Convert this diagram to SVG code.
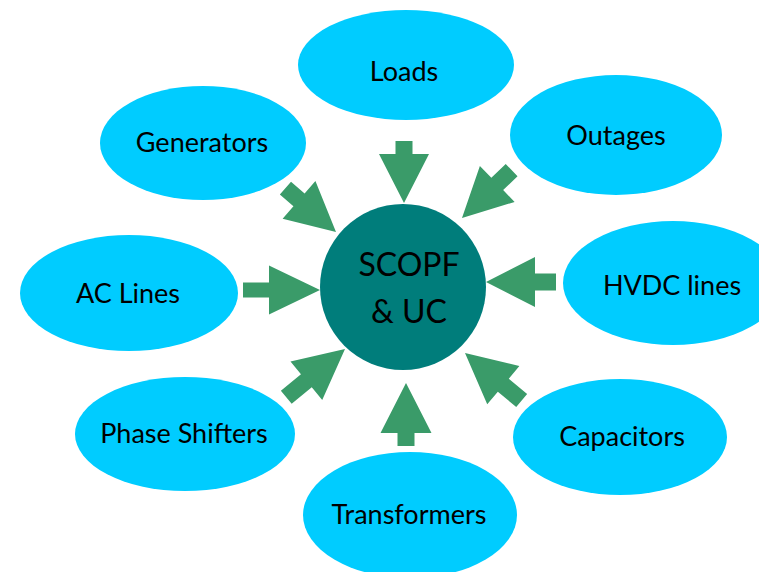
<svg xmlns="http://www.w3.org/2000/svg" width="759" height="572" viewBox="0 0 759 572">
  <style>
    .node ellipse { fill: #00CCFF; }
    .hub circle { fill: #007D7B; }
    .label { font-family: Lato, "Open Sans", "Liberation Sans", sans-serif; font-size: 27px; fill: #000; text-anchor: middle; }
    .hub-label { font-family: Lato, "Open Sans", "Liberation Sans", sans-serif; font-size: 32px; fill: #000; text-anchor: middle; }
    .arrow { fill: #3A9B69; }
  </style>
  <rect width="759" height="572" fill="#FFFFFF"/>

  <g id="node-loads" class="node">
    <ellipse cx="406" cy="65" rx="108" ry="55"/>
    <text class="label" x="404" y="81">Loads</text>
  </g>
  <g id="node-generators" class="node">
    <ellipse cx="203" cy="143" rx="103" ry="57"/>
    <text class="label" x="202" y="152">Generators</text>
  </g>
  <g id="node-outages" class="node">
    <ellipse cx="616" cy="135" rx="106" ry="60"/>
    <text class="label" x="616" y="145">Outages</text>
  </g>
  <g id="node-ac-lines" class="node">
    <ellipse cx="129" cy="293" rx="109" ry="58"/>
    <text class="label" x="128" y="303">AC Lines</text>
  </g>
  <g id="node-hvdc-lines" class="node">
    <ellipse cx="673" cy="283" rx="110" ry="62"/>
    <text class="label" x="672" y="295">HVDC lines</text>
  </g>
  <g id="node-phase-shifters" class="node">
    <ellipse cx="185" cy="434" rx="110" ry="57"/>
    <text class="label" x="184" y="443">Phase Shifters</text>
  </g>
  <g id="node-capacitors" class="node">
    <ellipse cx="620" cy="437" rx="107" ry="58"/>
    <text class="label" x="622" y="446">Capacitors</text>
  </g>
  <g id="node-transformers" class="node">
    <ellipse cx="410" cy="515" rx="107" ry="63"/>
    <text class="label" x="409" y="524">Transformers</text>
  </g>

  <g id="node-scopf-uc" class="hub">
    <circle cx="403" cy="287" r="83"/>
    <text class="hub-label" x="409" y="276">SCOPF</text>
    <text class="hub-label" x="409" y="323">&amp; UC</text>
  </g>

  <!-- block arrows: tip at local origin, pointing along +x -->
  <g id="connectors" class="arrow">
    <polygon transform="translate(404,203) rotate(90)" points="0,0 -49,-25 -49,-8.5 -62,-8.5 -62,8.5 -49,8.5 -49,25"/>
    <polygon transform="translate(336,232) rotate(41)" points="0,0 -49,-25 -49,-8.5 -67,-8.5 -67,8.5 -49,8.5 -49,25"/>
    <polygon transform="translate(462,218) rotate(136)" points="0,0 -49,-25 -49,-8.5 -69,-8.5 -69,8.5 -49,8.5 -49,25"/>
    <polygon transform="translate(320,290)" points="0,0 -51,-24.5 -51,-7.5 -77,-7.5 -77,7.5 -51,7.5 -51,24.5"/>
    <polygon transform="translate(486,282) rotate(180)" points="0,0 -49,-25 -49,-8.5 -70,-8.5 -70,8.5 -49,8.5 -49,25"/>
    <polygon transform="translate(345,349) rotate(-39.4)" points="0,0 -50,-25 -50,-8.5 -76,-8.5 -76,8.5 -50,8.5 -50,25"/>
    <polygon transform="translate(465,353) rotate(-140)" points="0,0 -50,-25 -50,-8.5 -74,-8.5 -74,8.5 -50,8.5 -50,25"/>
    <polygon transform="translate(406,383) rotate(-90)" points="0,0 -50,-25.5 -50,-8.5 -63,-8.5 -63,8.5 -50,8.5 -50,25.5"/>
  </g>
</svg>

* _Given exercise_:
Would you set down the listing exactly, omitting pictures?

* _Output for this task_:
Convert this diagram to SVG code.
<svg xmlns="http://www.w3.org/2000/svg" width="759" height="572" viewBox="0 0 759 572">
  <style>
    .node ellipse { fill: #00CCFF; }
    .hub circle { fill: #007D7B; }
    .label { font-family: Lato, "Open Sans", "Liberation Sans", sans-serif; font-size: 27px; fill: #000; text-anchor: middle; }
    .hub-label { font-family: Lato, "Open Sans", "Liberation Sans", sans-serif; font-size: 32px; fill: #000; text-anchor: middle; }
    .arrow { fill: #3A9B69; }
  </style>
  <rect width="759" height="572" fill="#FFFFFF"/>

  <g id="node-loads" class="node">
    <ellipse cx="406" cy="65" rx="108" ry="55"/>
    <text class="label" x="404" y="81">Loads</text>
  </g>
  <g id="node-generators" class="node">
    <ellipse cx="203" cy="143" rx="103" ry="57"/>
    <text class="label" x="202" y="152">Generators</text>
  </g>
  <g id="node-outages" class="node">
    <ellipse cx="616" cy="135" rx="106" ry="60"/>
    <text class="label" x="616" y="145">Outages</text>
  </g>
  <g id="node-ac-lines" class="node">
    <ellipse cx="129" cy="293" rx="109" ry="58"/>
    <text class="label" x="128" y="303">AC Lines</text>
  </g>
  <g id="node-hvdc-lines" class="node">
    <ellipse cx="673" cy="283" rx="110" ry="62"/>
    <text class="label" x="672" y="295">HVDC lines</text>
  </g>
  <g id="node-phase-shifters" class="node">
    <ellipse cx="185" cy="434" rx="110" ry="57"/>
    <text class="label" x="184" y="443">Phase Shifters</text>
  </g>
  <g id="node-capacitors" class="node">
    <ellipse cx="620" cy="437" rx="107" ry="58"/>
    <text class="label" x="622" y="446">Capacitors</text>
  </g>
  <g id="node-transformers" class="node">
    <ellipse cx="410" cy="515" rx="107" ry="63"/>
    <text class="label" x="409" y="524">Transformers</text>
  </g>

  <g id="node-scopf-uc" class="hub">
    <circle cx="403" cy="287" r="83"/>
    <text class="hub-label" x="409" y="276">SCOPF</text>
    <text class="hub-label" x="409" y="323">&amp; UC</text>
  </g>

  <!-- block arrows: tip at local origin, pointing along +x -->
  <g id="connectors" class="arrow">
    <polygon transform="translate(404,203) rotate(90)" points="0,0 -49,-25 -49,-8.5 -62,-8.5 -62,8.5 -49,8.5 -49,25"/>
    <polygon transform="translate(336,232) rotate(41)" points="0,0 -49,-25 -49,-8.5 -67,-8.5 -67,8.5 -49,8.5 -49,25"/>
    <polygon transform="translate(462,218) rotate(136)" points="0,0 -49,-25 -49,-8.5 -69,-8.5 -69,8.5 -49,8.5 -49,25"/>
    <polygon transform="translate(320,290)" points="0,0 -51,-24.5 -51,-7.5 -77,-7.5 -77,7.5 -51,7.5 -51,24.5"/>
    <polygon transform="translate(486,282) rotate(180)" points="0,0 -49,-25 -49,-8.5 -70,-8.5 -70,8.5 -49,8.5 -49,25"/>
    <polygon transform="translate(345,349) rotate(-39.4)" points="0,0 -50,-25 -50,-8.5 -76,-8.5 -76,8.5 -50,8.5 -50,25"/>
    <polygon transform="translate(465,353) rotate(-140)" points="0,0 -50,-25 -50,-8.5 -74,-8.5 -74,8.5 -50,8.5 -50,25"/>
    <polygon transform="translate(406,383) rotate(-90)" points="0,0 -50,-25.5 -50,-8.5 -63,-8.5 -63,8.5 -50,8.5 -50,25.5"/>
  </g>
</svg>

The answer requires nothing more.